Mitigatory considerations

  1. The mitigatory considerations can be summarised as follows:

(a)       The appellant has no prior convictions.

(b)      The appellant pleaded guilty at the first available opportunity.

(c)       The appellant, in the course of his record of interview, made full and frank disclosures of his role in not only the offences the subject of Counts 1 and 3, but identified for the police his role in the attempted robbery the subject of Count 2.

(d)      The appellant was patently remorseful, particularly in the light of the fact that he had worked in a petrol station and was aware of the fear that such conduct could engender in staff at a service station.

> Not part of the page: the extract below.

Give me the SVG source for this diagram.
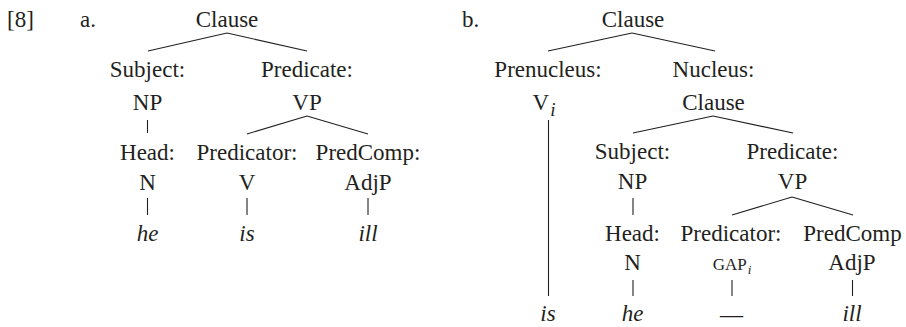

(e)       The appellant’s background is one of regular work, with intermittent periods of unemployment.  Indeed, at the time of trial he was engaged in full-time employment.

(f)       His prospects of rehabilitation are high.  The appellant does not have a drug or alcohol problem.  His actions were prompted by a high degree of stress caused by his personal situation and he is, in my view, unlikely to re-offend.  This is also the opinion of the consultant psychologist, Ms Elizabeth Warren.

(g)      The consultant psychologist also describes the appellant as being of low average intellectual ability.  She concluded that at the times of his offences he was not thinking ‘clearly or rationally’.

Disposition of the appeal

  1. I have, as I must, taken into account the principles set out in s 5 of the Sentencing Act 1991.  Armed robbery is, indeed, a serious crime and will generally warrant a significant period of imprisonment; however the sentence imposed must be proportionate to the gravity of the particular crime considered in the light of the objective circumstances.

  1. In this case, each of the offences clearly falls into the lowest range of armed robbery and attempted armed robbery offences.  The mitigatory considerations are powerful, particularly that of the appellant’s previous good character, the prospects of rehabilitation and clear remorse for his conduct. 

  1. In these somewhat out of the ordinary circumstances, I consider that the appropriate sentences are those set out in paragraph 7 of these reasons.